INTRODUCTION AND AIMS: Improved sensitivity and efficiency of detection and quantification of carriage of Neisseria meningitidis (Nm) in young people is important for evaluation of the impact of vaccines upon transmission and associated population-wide effects. Saliva collection is quick, non-invasive and facilitates frequent sampling, but has been reported to yield low sensitivity by culture. We re-evaluated this approach in a follow-up cross sectional study using direct and culture-amplified PCR.
MATERIAL/METHODS: In April 2016 we collected paired oropharyngeal swabs (OPS) and saliva samples from 1005 healthy students in Portugal into STGG broth and stored them at -80°C until DNA extraction and batched qPCR analysis. Samples were also cultured on GC agar plates for 72h and PCR done on DNA extracts from overall growth. Nm isolates were also sought from a selection of 50 samples. qPCR amplification targets were superoxide dismutase sodC and capsular locus/genogroup-specific genes (B, C, W, X and Y) and, for cultured isolates only, porA. Cycle threshold values of ≤36 were considered positive.
RESULTS: 556 tests (460 samples, 363 subjects, 36.1%) were positive for Nm (sodC) and 65 (45, 36, 3.6%) for MenB. More salivas were positive by direct sodC qPCR (211, 21.0%) than OPS (126, 12.5%) but fewer were positive by culture-amplified qPCR (94 vs. 125). For both sample types, many that were negative on direct qPCR came positive on culture-amplification and Nm was consistently isolated from salivas in which culture amplified the PCR signal. Using both methods on both samples yielded 36.1% Nm and 5.5% encapsulated Nm carriage rates while direct qPCR on OPS alone detected 12.5% and 2.2%.
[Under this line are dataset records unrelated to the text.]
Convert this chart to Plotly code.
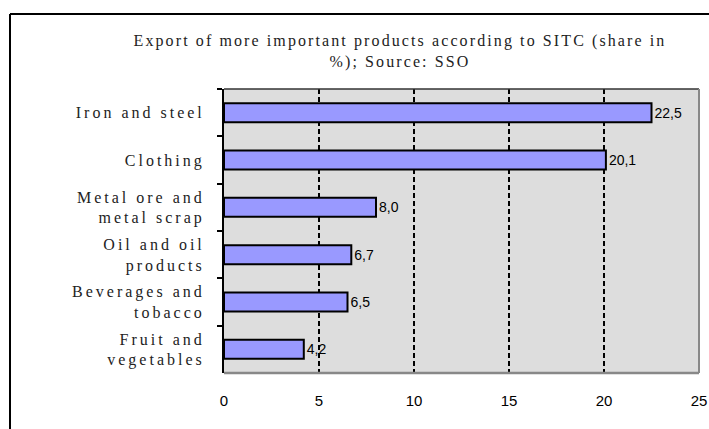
import plotly.graph_objects as go

categories = ["Iron and steel", "Clothing", "Metal ore and<br>metal scrap",
              "Oil and oil<br>products", "Beverages and<br>tobacco", "Fruit and<br>vegetables"]
values = [22.5, 20.1, 8.0, 6.7, 6.5, 4.2]
value_labels = [f"{v:.1f}".replace(".", ",") for v in values]
x_ticks = [0, 5, 10, 15, 20, 25]
title_text = "Export of more important products according to SITC (share in<br>%); Source: SSO"

W, H = 709, 429
L, R, T, B = 224, 10, 89, 56
pw, ph = W - L - R, H - T - B

fig = go.Figure()
fig.add_trace(go.Bar(
    x=values, y=categories, orientation="h",
    marker=dict(color="#9999FF", line=dict(color="black", width=2)),
    width=0.4,
    text=value_labels, textposition="outside", cliponaxis=False,
    textfont=dict(family="Liberation Sans", size=14, color="black"),
))

def px_x(p):
    return (p - L) / pw

def px_y(p):
    return (H - B - p) / ph

fig.update_layout(
    width=W, height=H,
    margin=dict(l=L, r=R, t=T, b=B),
    paper_bgcolor="white",
    plot_bgcolor="#DDDDDD",
    showlegend=False,
    title=dict(text=title_text, x=400 / W, xanchor="center", y=1 - 46 / H, yanchor="middle",
               font=dict(family="Liberation Serif", size=16, color="#222222")),
    xaxis=dict(range=[0, 25], tickvals=x_ticks, showgrid=True, griddash="5px,3px",
               gridcolor="black", gridwidth=2, zeroline=False, automargin=False,
               showline=False, ticks="", ticklabelstandoff=17,
               tickfont=dict(family="Liberation Sans", size=15, color="black")),
    yaxis=dict(autorange="reversed", showline=True, linecolor="black", linewidth=2,
               ticks="outside", tickson="boundaries", ticklen=5, tickcolor="black",
               tickwidth=2, showgrid=False, ticklabelstandoff=14, automargin=False,
               tickfont=dict(family="Liberation Serif", size=16, color="#222222")),
    shapes=[
        # plot frame (top, right, bottom)
        dict(type="line", xref="paper", yref="paper", x0=0, x1=1, y0=1, y1=1,
             line=dict(color="#333333", width=1.5), layer="above"),
        dict(type="line", xref="paper", yref="paper", x0=1, x1=1, y0=0, y1=1,
             line=dict(color="#888888", width=2), layer="above"),
        dict(type="line", xref="paper", yref="paper", x0=0, x1=1, y0=0, y1=0,
             line=dict(color="#888888", width=2.5), layer="above"),
        # outer border
        dict(type="line", xref="paper", yref="paper", x0=px_x(10), x1=px_x(720),
             y0=px_y(14), y1=px_y(14), line=dict(color="black", width=2), layer="above"),
        dict(type="line", xref="paper", yref="paper", x0=px_x(10), x1=px_x(10),
             y0=px_y(14), y1=px_y(440), line=dict(color="black", width=2), layer="above"),
    ],
)

post = """
document.body.style.margin = '0';
document.body.style.overflow = 'hidden';
var gd = document.getElementById('{plot_id}');
gd.querySelectorAll('.ytick text').forEach(function(t){ t.style.letterSpacing = '3px'; });
gd.querySelectorAll('.gtitle').forEach(function(t){ t.style.letterSpacing = '2.1px'; });
"""

fig.write_html("out.html", post_script=post, config={"displayModeBar": False})
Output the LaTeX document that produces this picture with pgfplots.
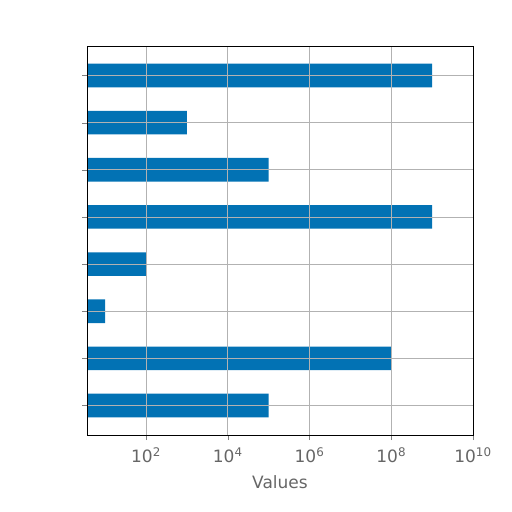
\documentclass[border=0pt]{standalone}
\usepackage{pgfplots}
\pgfplotsset{compat=1.18}
\usepackage{fontspec}
\setmainfont{DejaVu Sans}
\definecolor{barblue}{HTML}{0272B4}
\definecolor{labgray}{HTML}{666666}
\begin{document}
\begin{tikzpicture}[x=1pt,y=1pt]
  \path[use as bounding box] (0,0) rectangle (512,512);
  \begin{axis}[
      at={(87pt,77pt)}, anchor=south west,
      scale only axis,
      width=386pt, height=389pt,
      xmode=log, log origin=infty,
      xmin=3.6, xmax=1e10,
      ymin=-0.625, ymax=7.625,
      xtick={1e2,1e4,1e6,1e8,1e10},
      xticklabels={10\textsuperscript{2},10\textsuperscript{4},10\textsuperscript{6},10\textsuperscript{8},10\textsuperscript{10}},
      ytick={0,1,2,3,4,5,6,7},
      yticklabels={},
      minor xtick={},
      tick align=outside,
      tick pos=lower,
      major tick length=5pt,
      grid=major,
      grid style={line width=0.8pt, draw=black!30},
      axis line style={line width=0.9pt, black},
      ticklabel style={font=\fontsize{17}{20}\selectfont, text=labgray},
      x tick label style={yshift=-4pt},
      xlabel={Values},
      xlabel style={font=\fontsize{17}{20}\selectfont, text=labgray, yshift=-6pt},
      axis on top,
      clip=true
    ]
    \addplot[xbar, bar width=0.5, fill=barblue, draw=none]
      coordinates {(1e5,0) (1e8,1) (10,2) (100,3) (1e9,4) (1e5,5) (1e3,6) (1e9,7)};
  \end{axis}
\end{tikzpicture}
\end{document}
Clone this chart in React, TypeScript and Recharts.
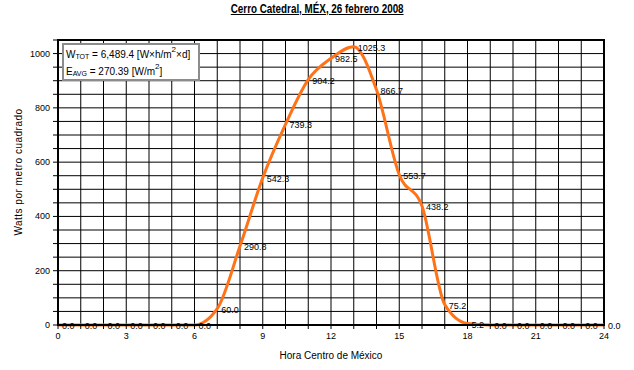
import { LineChart, Line, XAxis, YAxis, CartesianGrid, LabelList, ReferenceArea } from "recharts";

// Hora (0-24) y radiación medida
const horas = [0, 1, 2, 3, 4, 5, 6, 7, 8, 9, 10, 11, 12, 13, 14, 15, 16, 17, 18, 19, 20, 21, 22, 23, 24];
const watts = [
  0, 0, 0, 0, 0, 0, 0, 60.0, 290.8, 542.3, 739.3, 904.2, 982.5, 1025.3, 866.7, 553.7, 438.2, 75.2, 5.2, 0, 0, 0, 0, 0, 0,
];

const xTicks = horas;
const yTicks = [0, 50, 100, 150, 200, 250, 300, 350, 400, 450, 500, 550, 600, 650, 700, 750, 800, 850, 900, 950, 1000, 1050];

const titulo = "Cerro Catedral, MÉX, 26 febrero 2008";
const tituloX = "Hora Centro de México";
const tituloY = "Watts por metro cuadrado";

const chartData = horas.map((h, i) => ({ hora: h, w: watts[i] }));

const FONT = "'Liberation Sans', Arial, sans-serif";

const YTick = (props: any) => {
  const { x, y, payload } = props;
  if (payload.value % 200 !== 0) return null;
  return (
    <text x={x} y={y} textAnchor="end" dominantBaseline="central" fontSize={9} fontFamily={FONT} fill="#000">
      {payload.value}
    </text>
  );
};

const XTick = (props: any) => {
  const { x, y, payload } = props;
  if (payload.value % 3 !== 0) return null;
  return (
    <text x={x} y={y + 8} textAnchor="middle" fontSize={9} fontFamily={FONT} fill="#000">
      {payload.value}
    </text>
  );
};

const DataLabel = (props: any) => {
  const { x, y, value } = props;
  return (
    <text x={x + 4} y={y + 1} dominantBaseline="central" fontSize={9} fontFamily={FONT} fill="#000">
      {Number(value).toFixed(1)}
    </text>
  );
};

const subStyle = { fontSize: 7, verticalAlign: "-1px", lineHeight: 0 } as const;
const supStyle = { fontSize: 8, verticalAlign: "6px", lineHeight: 0 } as const;

export default function App() {
  return (
    <div style={{ position: "absolute", left: 0, top: 0, width: 634, height: 370, background: "#fff", fontFamily: FONT }}>
      <div
        style={{
          position: "absolute",
          top: 2,
          left: 0,
          width: 634,
          textAlign: "center",
          fontWeight: "bold",
          fontSize: 12,
          textDecoration: "underline",
          transform: "scaleX(0.82)",
          transformOrigin: "318px 0",
        }}
      >
        {titulo}
      </div>
      <LineChart width={634} height={370} data={chartData} margin={{ top: 40, right: 30, bottom: 15, left: 13 }}>
        <CartesianGrid stroke="#000" strokeWidth={1} />
        <XAxis
          dataKey="hora"
          type="number"
          domain={[0, 24]}
          ticks={xTicks}
          tick={<XTick />}
          tickSize={4}
          tickLine={{ stroke: "#000" }}
          axisLine={{ stroke: "#000", strokeWidth: 2 }}
          height={30}
          interval={0}
        />
        <YAxis
          type="number"
          domain={[0, 1050]}
          ticks={yTicks}
          tick={<YTick />}
          tickSize={5}
          tickMargin={3}
          tickLine={{ stroke: "#000" }}
          axisLine={{ stroke: "#000", strokeWidth: 2 }}
          width={45}
          interval={0}
        />
        <ReferenceArea x1={0} x2={24} y1={0} y2={1050} fill="none" stroke="#000" strokeWidth={2} ifOverflow="visible" />
        <Line
          type="monotone"
          dataKey="w"
          stroke="#FF7217"
          strokeWidth={3}
          dot={false}
          isAnimationActive={false}
        >
          <LabelList dataKey="w" content={<DataLabel />} />
        </Line>
      </LineChart>
      <div
        style={{
          position: "absolute",
          left: 62,
          top: 43,
          width: 132,
          height: 34,
          border: "2px solid #8c8c8c",
          background: "#fff",
          fontSize: 10,
          lineHeight: "17px",
          paddingLeft: 2,
          overflow: "hidden",
        }}
      >
        <div style={{ height: 17, marginTop: 1 }}>
          W<sub style={subStyle}>TOT</sub> = 6,489.4 [W×h/m<sup style={supStyle}>2</sup>×d]
        </div>
        <div style={{ height: 17 }}>
          E<sub style={subStyle}>AVG</sub> = 270.39 [W/m<sup style={supStyle}>2</sup>]
        </div>
      </div>
      <div style={{ position: "absolute", left: 0, top: 350, width: 662, textAlign: "center", fontSize: 10 }}>{tituloX}</div>
      <div
        style={{
          position: "absolute",
          left: 18,
          top: 172,
          transform: "translate(-50%, -50%) rotate(-90deg)",
          whiteSpace: "nowrap",
          fontSize: 10,
          letterSpacing: 0.5,
        }}
      >
        {tituloY}
      </div>
    </div>
  );
}
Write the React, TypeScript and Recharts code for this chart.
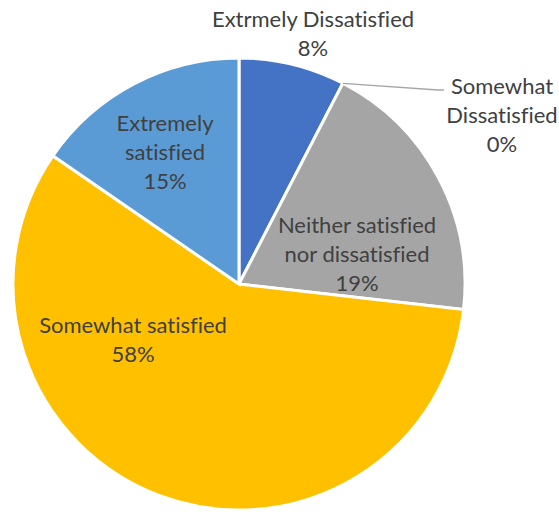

CONCLUSIONS: Detectable MenB carriage rates (2.9%) were lower than 4 years earlier (6.8%) in this population (p = 0.0003). Viable meningococci were often present in saliva. Although evidence of encapsulated Nm was less frequent in saliva than OPS, collection is more acceptable to subjects allowing more frequent sampling. Use of culture-amplification increases detection sensitivity in both sample types, especially when combined with direct PCR. Combining these samples and/or methodologies could greatly enhance the power of carriage studies to detect the impact of vaccines upon carriage and transmission.